Stated problem - Everything from the line containing "Rebuild this chart" down to the line containing "16.6, 17.0, 17.1, 17.5, 18.4, 18.9, 18.2, 19.15, 19.0, 19.5];" is to be returned exactly; include both boundary lines and leave out all others.

Material -
--- start ---
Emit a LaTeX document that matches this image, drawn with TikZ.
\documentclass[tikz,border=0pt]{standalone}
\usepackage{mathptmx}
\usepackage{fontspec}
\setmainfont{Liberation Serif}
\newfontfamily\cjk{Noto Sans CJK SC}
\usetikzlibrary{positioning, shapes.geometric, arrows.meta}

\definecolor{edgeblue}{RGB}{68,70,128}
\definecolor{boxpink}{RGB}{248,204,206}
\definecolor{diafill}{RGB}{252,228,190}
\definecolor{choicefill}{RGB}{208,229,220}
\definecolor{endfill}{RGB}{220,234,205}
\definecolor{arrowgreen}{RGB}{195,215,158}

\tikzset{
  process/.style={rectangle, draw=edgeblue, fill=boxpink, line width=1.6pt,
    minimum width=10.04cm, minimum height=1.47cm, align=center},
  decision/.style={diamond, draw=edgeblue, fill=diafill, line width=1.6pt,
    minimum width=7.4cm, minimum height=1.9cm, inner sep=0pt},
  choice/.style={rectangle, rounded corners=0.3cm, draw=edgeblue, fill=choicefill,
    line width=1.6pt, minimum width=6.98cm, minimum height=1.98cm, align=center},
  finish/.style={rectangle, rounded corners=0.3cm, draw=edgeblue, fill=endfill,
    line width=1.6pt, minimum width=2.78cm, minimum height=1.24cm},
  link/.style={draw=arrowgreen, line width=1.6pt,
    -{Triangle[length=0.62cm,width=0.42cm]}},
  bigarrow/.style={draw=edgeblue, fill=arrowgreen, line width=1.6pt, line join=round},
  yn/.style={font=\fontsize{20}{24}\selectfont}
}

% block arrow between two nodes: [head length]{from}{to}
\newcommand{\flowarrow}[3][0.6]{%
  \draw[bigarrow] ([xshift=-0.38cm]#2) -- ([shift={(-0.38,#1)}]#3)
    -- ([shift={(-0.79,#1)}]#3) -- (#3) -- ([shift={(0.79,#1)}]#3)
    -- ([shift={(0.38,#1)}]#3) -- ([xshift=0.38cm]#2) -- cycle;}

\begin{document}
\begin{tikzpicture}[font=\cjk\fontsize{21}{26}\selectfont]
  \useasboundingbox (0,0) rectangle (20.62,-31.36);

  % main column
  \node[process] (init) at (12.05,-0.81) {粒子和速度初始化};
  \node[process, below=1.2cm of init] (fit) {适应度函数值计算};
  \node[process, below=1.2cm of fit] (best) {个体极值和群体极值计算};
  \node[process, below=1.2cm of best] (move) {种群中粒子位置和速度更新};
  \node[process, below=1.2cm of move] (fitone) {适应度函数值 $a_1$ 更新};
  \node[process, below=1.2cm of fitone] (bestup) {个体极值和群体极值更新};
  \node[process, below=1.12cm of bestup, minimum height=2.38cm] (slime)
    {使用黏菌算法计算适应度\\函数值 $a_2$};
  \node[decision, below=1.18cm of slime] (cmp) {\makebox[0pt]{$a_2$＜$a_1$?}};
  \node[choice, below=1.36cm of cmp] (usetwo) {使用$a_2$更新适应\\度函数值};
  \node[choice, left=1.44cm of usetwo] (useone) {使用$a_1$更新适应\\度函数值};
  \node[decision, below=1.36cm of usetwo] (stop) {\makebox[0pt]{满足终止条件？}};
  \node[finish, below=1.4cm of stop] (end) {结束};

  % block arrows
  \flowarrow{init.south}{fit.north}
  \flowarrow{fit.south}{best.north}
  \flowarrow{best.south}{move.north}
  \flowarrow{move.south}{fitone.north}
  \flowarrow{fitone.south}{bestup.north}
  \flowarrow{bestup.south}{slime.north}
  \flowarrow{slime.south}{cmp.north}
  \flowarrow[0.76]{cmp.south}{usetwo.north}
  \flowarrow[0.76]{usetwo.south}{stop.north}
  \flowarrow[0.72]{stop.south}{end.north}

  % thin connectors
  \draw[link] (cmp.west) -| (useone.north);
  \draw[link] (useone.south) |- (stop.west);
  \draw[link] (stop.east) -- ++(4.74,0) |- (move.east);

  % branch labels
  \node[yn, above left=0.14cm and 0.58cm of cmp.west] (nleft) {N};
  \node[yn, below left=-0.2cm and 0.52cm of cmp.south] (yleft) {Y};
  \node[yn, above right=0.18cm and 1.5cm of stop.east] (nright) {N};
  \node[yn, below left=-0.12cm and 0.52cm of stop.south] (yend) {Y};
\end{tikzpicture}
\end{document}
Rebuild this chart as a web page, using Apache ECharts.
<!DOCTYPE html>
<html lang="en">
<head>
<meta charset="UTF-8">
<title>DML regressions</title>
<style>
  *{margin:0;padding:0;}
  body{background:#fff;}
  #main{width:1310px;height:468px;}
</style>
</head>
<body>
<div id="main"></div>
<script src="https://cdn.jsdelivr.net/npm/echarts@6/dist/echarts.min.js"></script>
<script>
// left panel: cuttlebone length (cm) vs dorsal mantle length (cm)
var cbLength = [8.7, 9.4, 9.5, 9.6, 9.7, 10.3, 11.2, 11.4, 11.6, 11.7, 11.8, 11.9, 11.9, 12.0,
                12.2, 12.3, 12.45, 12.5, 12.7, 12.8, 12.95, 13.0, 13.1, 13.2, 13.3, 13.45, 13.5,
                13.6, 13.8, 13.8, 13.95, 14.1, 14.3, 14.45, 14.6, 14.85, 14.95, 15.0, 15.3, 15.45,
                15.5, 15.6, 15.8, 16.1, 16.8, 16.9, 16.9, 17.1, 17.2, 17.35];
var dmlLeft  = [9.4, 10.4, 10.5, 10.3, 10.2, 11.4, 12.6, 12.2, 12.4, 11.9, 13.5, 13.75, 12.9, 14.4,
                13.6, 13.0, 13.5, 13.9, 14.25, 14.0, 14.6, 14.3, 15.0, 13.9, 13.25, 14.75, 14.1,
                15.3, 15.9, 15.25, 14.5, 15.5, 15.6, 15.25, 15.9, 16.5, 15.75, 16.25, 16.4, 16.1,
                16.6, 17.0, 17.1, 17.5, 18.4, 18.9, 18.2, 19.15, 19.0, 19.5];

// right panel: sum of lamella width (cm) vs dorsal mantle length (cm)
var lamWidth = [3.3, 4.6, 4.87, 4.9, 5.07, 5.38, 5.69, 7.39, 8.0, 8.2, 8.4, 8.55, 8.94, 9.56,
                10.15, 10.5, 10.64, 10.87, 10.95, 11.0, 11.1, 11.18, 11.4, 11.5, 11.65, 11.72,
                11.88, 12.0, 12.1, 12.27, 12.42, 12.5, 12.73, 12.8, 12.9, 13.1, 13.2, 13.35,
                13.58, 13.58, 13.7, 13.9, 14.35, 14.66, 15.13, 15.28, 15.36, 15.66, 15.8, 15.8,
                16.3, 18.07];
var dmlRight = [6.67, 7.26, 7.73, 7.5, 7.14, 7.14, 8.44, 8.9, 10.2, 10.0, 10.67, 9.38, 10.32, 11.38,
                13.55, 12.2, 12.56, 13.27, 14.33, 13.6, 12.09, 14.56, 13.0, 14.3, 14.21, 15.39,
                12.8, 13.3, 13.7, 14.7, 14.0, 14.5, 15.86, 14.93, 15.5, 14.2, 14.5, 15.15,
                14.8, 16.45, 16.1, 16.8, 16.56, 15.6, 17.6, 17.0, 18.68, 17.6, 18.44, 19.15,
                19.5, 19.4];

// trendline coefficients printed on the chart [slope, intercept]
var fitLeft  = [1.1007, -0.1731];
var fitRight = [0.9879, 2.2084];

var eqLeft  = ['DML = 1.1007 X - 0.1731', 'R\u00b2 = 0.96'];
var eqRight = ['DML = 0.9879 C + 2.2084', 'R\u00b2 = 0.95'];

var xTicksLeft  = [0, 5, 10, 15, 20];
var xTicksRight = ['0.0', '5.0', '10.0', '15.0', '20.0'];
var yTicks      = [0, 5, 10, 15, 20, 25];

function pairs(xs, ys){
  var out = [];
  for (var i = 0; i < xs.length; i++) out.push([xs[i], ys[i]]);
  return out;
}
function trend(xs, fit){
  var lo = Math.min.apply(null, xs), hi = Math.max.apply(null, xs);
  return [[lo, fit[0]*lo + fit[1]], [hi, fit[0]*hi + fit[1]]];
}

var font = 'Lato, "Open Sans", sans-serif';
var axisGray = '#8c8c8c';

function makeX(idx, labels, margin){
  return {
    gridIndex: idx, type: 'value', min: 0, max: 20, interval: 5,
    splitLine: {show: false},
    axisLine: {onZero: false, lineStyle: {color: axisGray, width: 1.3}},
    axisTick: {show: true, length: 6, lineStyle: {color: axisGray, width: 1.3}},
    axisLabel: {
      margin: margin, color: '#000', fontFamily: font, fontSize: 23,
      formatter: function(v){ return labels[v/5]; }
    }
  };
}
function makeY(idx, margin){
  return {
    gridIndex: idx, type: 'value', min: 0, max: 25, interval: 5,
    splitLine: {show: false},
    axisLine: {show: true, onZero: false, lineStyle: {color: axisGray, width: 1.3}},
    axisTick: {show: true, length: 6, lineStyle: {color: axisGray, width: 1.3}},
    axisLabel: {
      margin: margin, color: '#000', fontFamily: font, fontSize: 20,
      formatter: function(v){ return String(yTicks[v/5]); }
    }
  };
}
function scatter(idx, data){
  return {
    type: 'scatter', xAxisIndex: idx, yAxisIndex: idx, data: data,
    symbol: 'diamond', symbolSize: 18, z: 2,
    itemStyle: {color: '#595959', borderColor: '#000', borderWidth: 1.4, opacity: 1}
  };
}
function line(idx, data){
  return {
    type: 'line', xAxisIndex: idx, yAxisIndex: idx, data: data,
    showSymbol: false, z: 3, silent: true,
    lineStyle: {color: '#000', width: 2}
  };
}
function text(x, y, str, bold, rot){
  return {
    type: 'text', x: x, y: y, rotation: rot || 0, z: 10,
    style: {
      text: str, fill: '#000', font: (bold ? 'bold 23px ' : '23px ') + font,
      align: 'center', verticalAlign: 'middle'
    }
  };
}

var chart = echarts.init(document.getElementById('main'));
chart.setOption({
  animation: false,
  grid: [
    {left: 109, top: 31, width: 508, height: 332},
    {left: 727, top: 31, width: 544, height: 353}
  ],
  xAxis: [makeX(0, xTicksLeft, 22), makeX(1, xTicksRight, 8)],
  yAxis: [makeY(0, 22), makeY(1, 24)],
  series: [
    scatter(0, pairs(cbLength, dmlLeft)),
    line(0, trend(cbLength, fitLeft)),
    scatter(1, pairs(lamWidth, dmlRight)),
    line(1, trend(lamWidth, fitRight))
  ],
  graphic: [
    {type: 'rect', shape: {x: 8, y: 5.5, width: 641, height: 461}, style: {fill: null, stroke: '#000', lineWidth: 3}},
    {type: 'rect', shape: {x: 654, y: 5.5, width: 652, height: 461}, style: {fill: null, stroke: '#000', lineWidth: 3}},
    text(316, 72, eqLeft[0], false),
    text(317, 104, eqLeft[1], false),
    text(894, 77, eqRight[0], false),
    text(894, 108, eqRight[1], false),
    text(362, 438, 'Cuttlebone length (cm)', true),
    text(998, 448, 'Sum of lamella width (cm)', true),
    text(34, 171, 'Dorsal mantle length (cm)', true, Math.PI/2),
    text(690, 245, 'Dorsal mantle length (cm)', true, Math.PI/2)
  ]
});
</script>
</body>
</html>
--- end ---
Task output -
Rebuild this chart as a web page, using Apache ECharts.
<!DOCTYPE html>
<html lang="en">
<head>
<meta charset="UTF-8">
<title>DML regressions</title>
<style>
  *{margin:0;padding:0;}
  body{background:#fff;}
  #main{width:1310px;height:468px;}
</style>
</head>
<body>
<div id="main"></div>
<script src="https://cdn.jsdelivr.net/npm/echarts@6/dist/echarts.min.js"></script>
<script>
// left panel: cuttlebone length (cm) vs dorsal mantle length (cm)
var cbLength = [8.7, 9.4, 9.5, 9.6, 9.7, 10.3, 11.2, 11.4, 11.6, 11.7, 11.8, 11.9, 11.9, 12.0,
                12.2, 12.3, 12.45, 12.5, 12.7, 12.8, 12.95, 13.0, 13.1, 13.2, 13.3, 13.45, 13.5,
                13.6, 13.8, 13.8, 13.95, 14.1, 14.3, 14.45, 14.6, 14.85, 14.95, 15.0, 15.3, 15.45,
                15.5, 15.6, 15.8, 16.1, 16.8, 16.9, 16.9, 17.1, 17.2, 17.35];
var dmlLeft  = [9.4, 10.4, 10.5, 10.3, 10.2, 11.4, 12.6, 12.2, 12.4, 11.9, 13.5, 13.75, 12.9, 14.4,
                13.6, 13.0, 13.5, 13.9, 14.25, 14.0, 14.6, 14.3, 15.0, 13.9, 13.25, 14.75, 14.1,
                15.3, 15.9, 15.25, 14.5, 15.5, 15.6, 15.25, 15.9, 16.5, 15.75, 16.25, 16.4, 16.1,
                16.6, 17.0, 17.1, 17.5, 18.4, 18.9, 18.2, 19.15, 19.0, 19.5];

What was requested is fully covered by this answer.